# Grupo Electrogeno y UPS



## tesla (May 22, 2013)

Estimados,

Debo dimensionar un grupo electrógeno y quisiera saber que datos necesito saber, según tengo entendido el grupo para trabajar a plena carga necesita un tiempo y demás detalles,
mientras imagino que podría trabajar de esta forma, pero quizás el ups no sea necesario o que podría usar para aminorar costos.

Slds.


----------



## fdesergio (May 22, 2013)

Las UPS las necesitas si o si, pues en el paso de Normal a Emergencia tenes un bache sin tension  (mientras arranca la planta y se estabiliza en tension y frecuencia y que la transferia no deja conectar a la carga) y es necesaria para  de tus PCs y/o equipos criticos, lo que si esta mal es todas las cargas con UPS, se deben restringir solo las necesarias, chauuuuuu


----------



## tesla (May 22, 2013)

Para el grupo electrógeno, debo ver el tiempo de duración del grupo?, en esta aplicación el ups debe trabajar con 1h de autonomía.

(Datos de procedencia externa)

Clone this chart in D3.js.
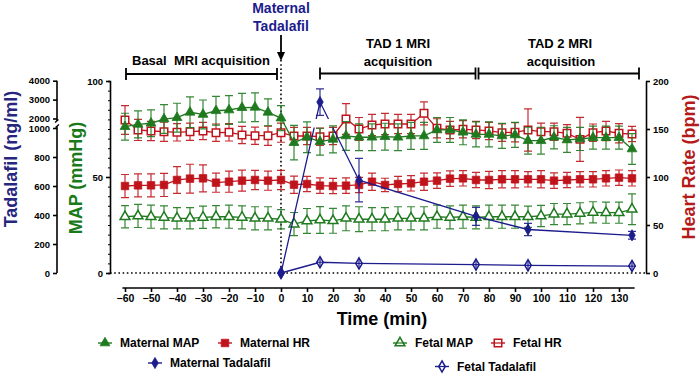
<!DOCTYPE html>
<html><head><meta charset="utf-8">
<script src="https://cdn.jsdelivr.net/npm/d3@7"></script>
<style>
body{margin:0;background:#fff}
svg{display:block}
text{font-family:Arial,"Liberation Sans",sans-serif;font-weight:bold}
</style>
</head><body>
<svg id="c" width="700" height="374"></svg>
<script>
// ---- data ----
const times = [-60,-55,-50,-45,-40,-35,-30,-25,-20,-15,-10,-5,0,5,10,15,20,25,30,35,40,45,50,55,60,65,70,75,80,85,90,95,100,105,110,115,120,125,130,135];
const maternalMAP = [76.2,77.4,78,80.2,80.9,83.7,82.6,84.5,84.9,86.1,86.3,83.7,80.7, 67.9,70.7,68.4,69.6,71.4,70.7,70.7,71,70.7,71.4,71.4,74.5,74.5,73.3,72.2, 72.2,71.4,71.9,68.9,68.9,70.7,69.3,69.8,70.5,70.5,70.5,64.6];
const maternalMAPsd = [7,7,7,7.5,7.5,8,7.5,7.5,7.5,7.5,7.5,7,6.5, 9,8,7,7,7.5,7,7,7,7,7,7,6.5,6.5,6.5,6.5, 6.5,6.5,6.5,7,7,6,6.5,6,6,6,6,8];
const fetalMAP = [29.3,29.7,29.3,29,28.5,28.5,29,29.3,29.3,29,28.5,28.5,28, 25.5,27.1,27.6,27.2,28.5,28,28,28,28.5,28.5,28.5,29.3,29,29.3,29, 29.3,29.3,29.3,29.3,29.7,30.7,30.7,31.1,31.6,31.4,31.4,33.2];
const fetalMAPsd = [5.8,6,6,6,5.5,5.5,5.8,5.8,6,6,6,6,5, 6,6.5,7,6.5,6.5,6.5,6,6,6,6,6,6,6,6,6, 6,6,6,5.5,5.5,5.5,5.5,5.5,5.5,5.5,5.5,8];
const maternalHR = [90.6,91.3,91.3,91.7,96.9,98.3,98.6,94.1,95.1,96.2,96.9,96.2,96.9, 92,92.7,91,90.6,91,91.7,95.1,91.7,92.7,93.4,95.1,96.2,98.3,98.6,96.9, 96.9,97.6,97.6,97.6,97.6,96.2,96.9,97.6,97.6,98.6,99.3,98.6];
const maternalHRsd = [12,12,12,12,14,15,14,10,11,11,10,10,10, 9,8,8,8,8,8,9,7,8,8,9,8,8,8,8, 9,9,9,8,9,8,8,8,8,8,8,8];
const fetalHR = [159.4,149,147.9,147.2,146.5,147.2,147.9,146.2,146.5,143.8,143,143,146.2, 142.7,142.7,142,142.7,160.4,150,154.2,155.2,155.2,155.2,166.3,150.7,149,149.7,149, 148,146.2,146.5,149,147.2,147.2,145.5,139.2,146.2,147.9,145.5,144.8];
const fetalHRsd = [15,11,10,10,9,9,9,9,9,9,9,10,10, 9,9,9,9,16,12,11,11,10,10,12,10,9,9,9, 9,9,10,22,9,9,9,23,9,10,10,8];
const tadTimes = [0,15,30,75,95,135];
const maternalTad = [0,2870,640,390,300,260];
const maternalTadSd = [0,700,150,62,42,27];
const fetalTad = [0,74,66,58,53,48];
const fetalTadSd = [0,36,36,36,36,36];
const xTicks = [-60,-50,-40,-30,-20,-10,0,10,20,30,40,50,60,70,80,90,100,110,120,130];
const tadTicksLow = [0,200,400,600,800,1000];
const tadTicksHigh = [2000,3000,4000];
const mapTicks = [0,50,100];
const mapMinor = [0,5,10,15,20,25,30,35,40,45,50,55,60,65,70,75,80,85,90,95,100];
const hrTicks = [0,50,100,150,200];

// ---- styles ----
const green = "#1f7a1f", red = "#c0141c", navy = "#1c1c8c";

const svg = d3.select("#c");
const x = d3.scaleLinear().domain([-60,130]).range([125,619]);
const yMap = d3.scaleLinear().domain([0,100]).range([273,81]);
const yHr = d3.scaleLinear().domain([0,200]).range([273,81]);
const yTadLo = d3.scaleLinear().domain([0,1000]).range([273,128]);
const yTadHi = d3.scaleLinear().domain([2000,4000]).range([118.5,80.7]);
const yTad = v => v <= 1000 ? yTadLo(v) : yTadHi(v);

// ---- axes ----
function styleAxis(g, fs){
  g.selectAll("path,line").attr("stroke","#000").attr("stroke-width",1.6);
  g.selectAll("text").style("font-size",fs+"px").style("font-weight","bold").attr("fill","#000");
}
const gx = svg.append("g").attr("transform","translate(0,288)")
  .call(d3.axisBottom(x).tickValues(xTicks).tickSize(4).tickSizeOuter(0).tickPadding(3));
gx.select(".domain").remove();
gx.append("line").attr("x1",x(-61)).attr("x2",x(136)).attr("y1",0).attr("y2",0);
styleAxis(gx,10.5);

const gtl = svg.append("g").attr("transform","translate(57,0)")
  .call(d3.axisLeft(yTadLo).tickValues(tadTicksLow).tickSize(4).tickSizeOuter(0).tickPadding(3).tickFormat(d3.format("d")));
gtl.select(".domain").remove();
gtl.append("line").attr("x1",0).attr("x2",0).attr("y1",yTadLo(0)).attr("y2",126.5);
styleAxis(gtl,9.5);
const gth = svg.append("g").attr("transform","translate(57,0)")
  .call(d3.axisLeft(yTadHi).tickValues(tadTicksHigh).tickSize(4).tickSizeOuter(0).tickPadding(3).tickFormat(d3.format("d")));
gth.select(".domain").remove();
gth.append("line").attr("x1",0).attr("x2",0).attr("y1",yTadHi(4000)).attr("y2",121);
styleAxis(gth,9.5);
svg.append("path").attr("d","M55.5,127.5 L59,124.5 M55,122.5 L58.5,119.5")
  .attr("stroke","#000").attr("stroke-width",1.4).attr("fill","none");

const gm = svg.append("g").attr("transform","translate(110,0)")
  .call(d3.axisLeft(yMap).tickValues(mapMinor).tickSize(2).tickFormat(""));
styleAxis(gm,9.5);
gm.selectAll(".tick line").attr("stroke-width",1);
const gm2 = svg.append("g").attr("transform","translate(110,0)")
  .call(d3.axisLeft(yMap).tickValues(mapTicks).tickSize(4).tickSizeOuter(0).tickPadding(3));
gm2.select(".domain").remove();
styleAxis(gm2,9.5);

const gh = svg.append("g").attr("transform","translate(646,0)")
  .call(d3.axisRight(yHr).tickValues(hrTicks).tickSize(4).tickSizeOuter(0).tickPadding(3));
styleAxis(gh,9.5);

// ---- axis titles ----
svg.append("text").attr("transform","translate(17,159) rotate(-90)").attr("text-anchor","middle")
  .style("font-size","18px").attr("fill","#26267f").text("Tadalafil (ng/ml)");
svg.append("text").attr("transform","translate(82,178) rotate(-90)").attr("text-anchor","middle")
  .style("font-size","18px").attr("fill","#1a7a1a").text("MAP (mmHg)");
svg.append("text").attr("transform","translate(695,167) rotate(-90)").attr("text-anchor","middle")
  .style("font-size","18px").attr("fill","#b51a1a").text("Heart Rate (bpm)");
svg.append("text").attr("x",382).attr("y",325).attr("text-anchor","middle")
  .style("font-size","18px").attr("fill","#000").text("Time (min)");

// ---- dotted reference lines ----
svg.append("line").attr("x1",110).attr("x2",646).attr("y1",yMap(0)).attr("y2",yMap(0))
  .attr("stroke","#000").attr("stroke-width",1.6).attr("stroke-dasharray","1.6,2.6");
svg.append("line").attr("x1",x(0)).attr("x2",x(0)).attr("y1",60).attr("y2",yMap(0))
  .attr("stroke","#000").attr("stroke-width",1.6).attr("stroke-dasharray","1.6,2.6");

// ---- annotations ----
svg.append("text").attr("x",x(0)).attr("y",13).attr("text-anchor","middle").style("font-size","14px").attr("fill",navy).text("Maternal");
svg.append("text").attr("x",x(0)).attr("y",31).attr("text-anchor","middle").style("font-size","14px").attr("fill",navy).text("Tadalafil");
svg.append("line").attr("x1",x(0)).attr("x2",x(0)).attr("y1",35).attr("y2",54).attr("stroke","#000").attr("stroke-width",1.8);
svg.append("path").attr("d",`M${x(0)-4},52 L${x(0)+4},52 L${x(0)},61 Z`).attr("fill","#000");

function bracket(x1,x2,y){
  svg.append("path").attr("d",`M${x1},${y-6} V${y+6} M${x1},${y} H${x2} M${x2},${y-6} V${y+6}`)
    .attr("stroke","#000").attr("stroke-width",1.8).attr("fill","none");
}
bracket(126,277,74);
bracket(320,475.5,73.5);
bracket(478.5,639,73.5);
svg.append("text").attr("x",201).attr("y",65).attr("text-anchor","middle").style("font-size","13px").attr("fill","#000").attr("xml:space","preserve").text("Basal  MRI acquisition");
svg.append("text").attr("x",398).attr("y",48).attr("text-anchor","middle").style("font-size","13px").attr("fill","#000").text("TAD 1 MRI");
svg.append("text").attr("x",398).attr("y",66).attr("text-anchor","middle").style("font-size","13px").attr("fill","#000").text("acquisition");
svg.append("text").attr("x",560).attr("y",48).attr("text-anchor","middle").style("font-size","13px").attr("fill","#000").text("TAD 2 MRI");
svg.append("text").attr("x",561).attr("y",66).attr("text-anchor","middle").style("font-size","13px").attr("fill","#000").text("acquisition");

// ---- series ----
const symTri = d3.symbol().type(d3.symbolTriangle).size(42);
const symSq = d3.symbol().type(d3.symbolSquare).size(56);
const symDia = d3.symbol().type(d3.symbolDiamond).size(36);

function series(xs, vals, sds, yS, color, sym, filled, opts={}){
  const g = svg.append("g");
  const pts = xs.map((t,i)=>({x:x(t), y:yS(vals[i]), y1:yS(vals[i]+sds[i]), y2:yS(Math.max(0,vals[i]-sds[i]))}));
  const cw = opts.cw !== undefined ? opts.cw : 4;
  const ln = g.append("path").attr("d", d3.line().x(p=>p.x).y(p=>p.y)(pts))
    .attr("stroke",color).attr("stroke-width",1.3).attr("fill","none");
  if(opts.clip) ln.attr("clip-path",opts.clip);
  const eb = g.append("path").attr("d", pts.filter(p=>Math.abs(p.y1-p.y2)>0.5).map(p=>`M${p.x-cw},${p.y1}h${2*cw}M${p.x},${p.y1}V${p.y2}M${p.x-cw},${p.y2}h${2*cw}`).join(""))
    .attr("stroke",color).attr("stroke-width",1.2).attr("fill","none").attr("opacity",0.9);
  if(!opts.barsOnTop) eb.lower();
  g.selectAll("path.m").data(pts).join("path").attr("class","m")
    .attr("transform",p=>`translate(${p.x},${p.y})`).attr("d",sym)
    .attr("fill",filled?color:"#fff").attr("stroke",color).attr("stroke-width",filled?0.8:1.5);
  if(opts.barsOnTop){
    g.append("path").attr("d", pts.filter(p=>Math.abs(p.y1-p.y2)>0.5).map(p=>`M${p.x},${p.y1}V${p.y2}M${p.x-4},${p.y}h8`).join(""))
      .attr("stroke",color).attr("stroke-width",1.2).attr("fill","none");
  }
  return g;
}

const defs = svg.append("defs");
const cp = defs.append("clipPath").attr("id","brk");
cp.append("rect").attr("x",0).attr("y",0).attr("width",700).attr("height",119);
cp.append("rect").attr("x",0).attr("y",127.5).attr("width",700).attr("height",250);

series(times, fetalMAP, fetalMAPsd, yMap, green, symTri, false);
series(times, maternalHR, maternalHRsd, yHr, red, symSq, true);
series(times, fetalHR, fetalHRsd, yHr, red, symSq, false);
series(times, maternalMAP, maternalMAPsd, yMap, green, symTri, true);
series(tadTimes, fetalTad, fetalTadSd, yTad, navy, symDia, false, {cw:0, barsOnTop:true});
series(tadTimes, maternalTad, maternalTadSd, yTad, navy, symDia, true, {clip:"url(#brk)"});

// ---- legend ----
const legend = [
  {label:"Maternal MAP", x:105, y:343, color:green, sym:symTri, filled:true},
  {label:"Maternal HR", x:225, y:343, color:red, sym:symSq, filled:true},
  {label:"Fetal MAP", x:400, y:343, color:green, sym:symTri, filled:false},
  {label:"Fetal HR", x:498, y:343, color:red, sym:symSq, filled:false},
  {label:"Maternal Tadalafil", x:155, y:363, color:navy, sym:symDia, filled:true},
  {label:"Fetal Tadalafil", x:442, y:366.5, color:navy, sym:symDia, filled:false}
];
const lg = svg.append("g").selectAll("g").data(legend).join("g").attr("transform",d=>`translate(${d.x},${d.y})`);
lg.append("line").attr("x1",-7).attr("x2",7).attr("stroke",d=>d.color).attr("stroke-width",1.4);
lg.append("path").attr("d",d=>d.sym()).attr("fill",d=>d.filled?d.color:"#fff").attr("stroke",d=>d.color).attr("stroke-width",d=>d.filled?0.8:1.5);
lg.filter(d=>!d.filled).append("line").attr("x1",-4).attr("x2",4).attr("stroke",d=>d.color).attr("stroke-width",1.2);
lg.append("text").attr("x",15).attr("dy","0.36em").style("font-size","12px").attr("fill","#000").text(d=>d.label);
</script>
</body></html>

Pero el grupo es para todo el sistema, me parece que se considera así. si tienes algún diagrama de bloques o un esquema de un grupo y generador me ayudaría mucho para saber como lo accionare desde la transferencia automática.


----------



## solaris8 (May 22, 2013)

primero debes saber cuanta carga soportara el generador(5Amperes, 10 Ampers,100 Amperes....) sobre eso basar tus datos, las ups deberian ser individuales a los equipos que tengas o una general pero creo que seria bastante grande, y deberias pensar en alguna plc.


----------



## tesla (May 22, 2013)

Considerara el UPS para el PLC, y también para la transferencia automática, ya que hay unos segundos que el modulo de transferencia automática queda desenergizado.


----------



## opamp (May 22, 2013)

tesla el UPS debe ser ON LINE para que pueda trabajar las 24 horas de todo el año con las cargas críticas.
El grupo trabaja durante los cortes de energía comercial alimentando al UPS( con sus cargas críticas) y otras cargas seleccionadas , como algunas laminarias y tomacorrientes seleccionados.

Para la autonomía del grupo tienes que tener un histórico de los cortes de la red comercial o asumir un valor de compromiso razonable, 3H,...8H.

Al final tienes 3 tipos de cargas :
Siempre alimentadas por el UPS(que es alimentado por sus baterías, la red comercial y el grupo).
Cargas alimentadas por la red comercial y el grupo vía TTA y;
Cargas no críticas alimentadas solo por la red comercial.

P.D.: Yo tomé tu implementación como industrial,...pero por lo que leo es más bien de potencia domestica,......Si nos puedes aclarar de que POTENCIA estamos hablando no patinaría en mis comentarios.


----------



## Fogonazo (May 22, 2013)

Se puede lograr que el generador arranque, llegue a velocidad y tensión en 1 Seg y en algunos casos algo menos.

*! No es un método económico ¡*


----------



## fdesergio (May 22, 2013)

La transferencia sacala de lo que llamas carga, no se que equipo de transferencia usaras pero no hay que tenerla en cuenta, ella se alimenta de la red que este en servicio sea NORMAL o EMERGENCIA, no necesita UPS, chauuuuuuu


----------



## tesla (May 22, 2013)

Fogonazo dijo:


> Se puede lograr que el generador arranque, llegue a velocidad y tensión en 1 Seg y en algunos casos algo menos.
> 
> *! No es un método económico ¡*


 
En el caso que llegue a menos, tengo un tiempo en el cual el PLC se encuentra apagado, y en el sistema tengo varios datos que no debo perder, para eso me serviría el UPS, pero he encontrado unos equipos llamados buffers que maneja siemens que sostienen el sistema hasta 10s y es mas económico que un UPS. Y si el generador puede manejar hasta 10s de trabajar a su velocidad nominal y no depende tanto del tiempo genial.
Tengo que ver también los precios!!, en general usare SIEMENS.
Si deseas te puedo dar un alcance mayor del proyecto.

Slds.





fdesergio dijo:


> La transferencia sacala de lo que llamas carga, no se que equipo de transferencia usaras pero no hay que tenerla en cuenta, ella se alimenta de la red que este en servicio sea NORMAL o EMERGENCIA, no necesita UPS, chauuuuuuu


 
Pero en el momento que cambia de NORMAL a EMERGENCIA hay un tiempo que se encuentra apagado, entonces el modulo de transferencia no tendrá alimentación por tanto necesita una alimentación por baterías (o ups).


----------



## fdesergio (May 22, 2013)

Nooooo  tesla, sucede que estan hechas para eso, imagina un sistema donde no hayan UPS.... como trabajarian?????   pues es sencillo  si no hay alimentacion de ninguna el equipo de transferencia lo UNICO que haces es encender el APE  (Automatic Power Engine) y esto se hace con un rele y su contacto NC, sucede entonces que el generador enciende y produce energia desde ahi se alimenta el equipo de transferencia, es mas,  los equipos de transferencia se alimentan por 2 lados, por emergencia y normal tomando alimentacion desde las señales de monitoreo de las fases, y en otros equipos tomando los 12Vdc del generador osea desde su bateria de arranque que si o si debe tener cargador, contanos mas, chauuuuuuu


----------